═══ DATASET SECTION

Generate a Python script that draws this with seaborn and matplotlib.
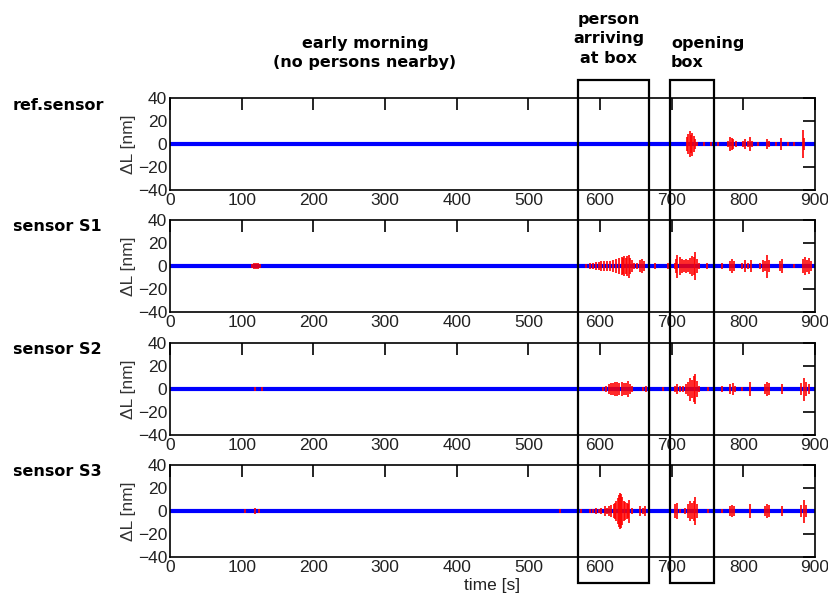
import numpy as np
import seaborn as sns
import matplotlib.pyplot as plt
from matplotlib.patches import Rectangle
from matplotlib.transforms import blended_transform_factory

# panel names (left side)
sensors = ['ref.sensor', 'sensor S1', 'sensor S2', 'sensor S3']

# quiet signal (blue trace) start/end time and level
quiet_t = [0, 900]
quiet_dl = [0, 0]

# red bursts: spike times [s] and half amplitudes [nm]
ref_t = [721, 723, 725, 727, 729, 731, 733, 736, 745, 755, 764, 779, 782, 784, 786, 790,
         800, 803, 806, 809, 812, 821, 833, 836, 845, 853, 862, 870, 883, 885]
ref_a = [6, 9, 11, 8, 10, 7, 4, 2, 1.5, 2, 2, 3, 6, 5, 4, 3,
         3, 4, 3, 6, 3, 2, 4, 3, 1.5, 5, 2, 2, 12, 5]

s1_t = [114, 117, 120, 123, 126,
        580, 586, 590, 594, 598, 602, 606, 610, 614, 618, 622, 626, 630, 632, 634, 636,
        638, 640, 642, 645, 648, 651, 656, 659, 662, 677, 695,
        704, 706, 708, 711, 714, 717, 720, 723, 726, 729, 731, 733, 735, 738,
        749, 770, 781, 784, 787, 798, 802, 806, 810, 823, 827, 830, 833, 836,
        851, 854, 870, 883, 886, 889, 892, 895]
s1_a = [2, 3, 3, 3, 2,
        1.5, 2.5, 3, 3.5, 3.5, 4, 4, 4, 4.5, 5, 6, 7, 8, 7, 9, 7,
        9, 10, 7, 5, 3, 3, 5, 6, 4, 3, 3,
        3, 6, 10, 8, 6, 5, 6, 5, 7, 9, 8, 12, 6, 3,
        3, 3, 4, 6, 4, 3, 5, 3, 5, 3, 5, 4, 10, 5,
        4, 6, 2, 6, 8, 5, 7, 4]

s2_t = [119, 128,
        604, 608, 612, 615, 618, 621, 624, 627, 630, 633, 636, 639, 642, 645,
        660, 664, 668, 688,
        705, 708, 712, 716, 720, 723, 726, 729, 731, 733, 735, 738,
        750, 770, 781, 785, 788, 798, 809, 830, 833, 836, 854, 881, 884, 887, 891]
s2_a = [2, 2,
        2, 3, 4, 5, 5, 6, 6, 5, 6, 5, 5, 7, 4, 3,
        2, 3, 2, 2,
        3, 4, 3, 3, 4, 6, 10, 8, 11, 13, 7, 3,
        2, 3, 4, 5, 3, 2, 6, 4, 6, 5, 4, 5, 10, 6, 4]

s3_t = [105, 119, 124,
        544, 574, 586, 590, 594, 598, 602, 607, 610, 613, 616,
        619, 621, 623, 625, 627, 628, 629, 631, 633, 635, 637, 639, 641, 645,
        656, 660, 663,
        705, 708, 712, 718, 723, 726, 729, 731, 733, 735,
        751, 770, 781, 784, 787, 809, 830, 833, 836, 854, 881, 884, 887]
s3_a = [1.5, 3, 1.5,
        1.5, 1.5, 2, 2, 3, 2, 3, 4, 3, 4, 5,
        6, 7, 9, 11, 14, 16, 15, 12, 9, 8, 7, 6, 10, 3,
        4, 3, 4,
        6, 7, 2, 3, 6, 9, 7, 9, 12, 6,
        2, 2, 4, 5, 4, 6, 4, 6, 5, 4, 5, 10, 5]

bursts = [(ref_t, ref_a), (s1_t, s1_a), (s2_t, s2_a), (s3_t, s3_a)]

# event windows [s] and their captions
events = [(569, 668), (698, 759)]
captions = ['early morning\n(no persons nearby)', 'person\narriving\nat box', 'opening\nbox']
caption_x = [272, 612, 699]

xticks = list(range(0, 901, 100))
yticks = [-40, -20, 0, 20, 40]

sns.set_style('white')
plt.rcParams['font.family'] = ['Liberation Sans', 'DejaVu Sans']
plt.rcParams['axes.linewidth'] = 1.2
plt.rcParams['text.color'] = 'black'

fig = plt.figure(figsize=(8.29, 6.03), dpi=100)
W, H = 829.0, 603.0
tops = [98, 220, 343, 465]
axes = []
for i, name in enumerate(sensors):
    top = tops[i]
    ax = fig.add_axes([170 / W, 1 - (top + 92) / H, 645 / W, 92 / H])
    sns.lineplot(x=quiet_t, y=quiet_dl, color='blue', lw=3, ax=ax)
    t, a = bursts[i]
    a = np.array(a)
    ax.vlines(t, -a, a, color='red', lw=1.2, zorder=3)
    ax.set_xlim(0, 900)
    ax.set_ylim(-40, 40)
    ax.set_xticks(xticks)
    ax.set_yticks(yticks)
    ax.tick_params(direction='in', top=True, right=True, length=8.5, width=1.2,
                   labelsize=12.5, pad=2, colors='black', labelcolor='#222222')
    ax.set_ylabel('ΔL [nm]', fontsize=12.5, color='#333333', labelpad=1)
    for s in ax.spines.values():
        s.set_color('black')
    fig.text(13 / W, 1 - (top + 7) / H, name, fontsize=11.5, fontweight='bold',
             family='DejaVu Sans', va='center', ha='left', color='black')
    axes.append(ax)

axes[-1].set_xlabel('time [s]', fontsize=12.5, color='#222222', labelpad=2)

# event boxes spanning all panels
tr = blended_transform_factory(axes[0].transData, fig.transFigure)
for x0, x1 in events:
    fig.add_artist(Rectangle((x0, 1 - 583 / H), x1 - x0, 503 / H, transform=tr,
                             fill=False, edgecolor='black', lw=1.6, clip_on=False))

fig.text(caption_x[0], 1 - 53 / H, captions[0], transform=tr, ha='center', va='center',
         fontsize=11.5, fontweight='bold', family='DejaVu Sans', linespacing=1.35, color='black')
fig.text(caption_x[1], 1 - 39 / H, captions[1], transform=tr, ha='center', va='center',
         fontsize=11.5, fontweight='bold', family='DejaVu Sans', linespacing=1.35, color='black')
fig.text(caption_x[2], 1 - 53 / H, captions[2], transform=tr, ha='left', va='center',
         fontsize=11.5, fontweight='bold', family='DejaVu Sans', linespacing=1.35, color='black')

fig.savefig('out.png', dpi=100)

══════

▶ [REQUIREMENT]: Skip every picture and return the lines above from the top through the one that contains "sensors = ['ref.sensor', 'sensor".

▶ [THE OUTPUT]:
Generate a Python script that draws this with seaborn and matplotlib.
import numpy as np
import seaborn as sns
import matplotlib.pyplot as plt
from matplotlib.patches import Rectangle
from matplotlib.transforms import blended_transform_factory

# panel names (left side)
sensors = ['ref.sensor', 'sensor S1', 'sensor S2', 'sensor S3']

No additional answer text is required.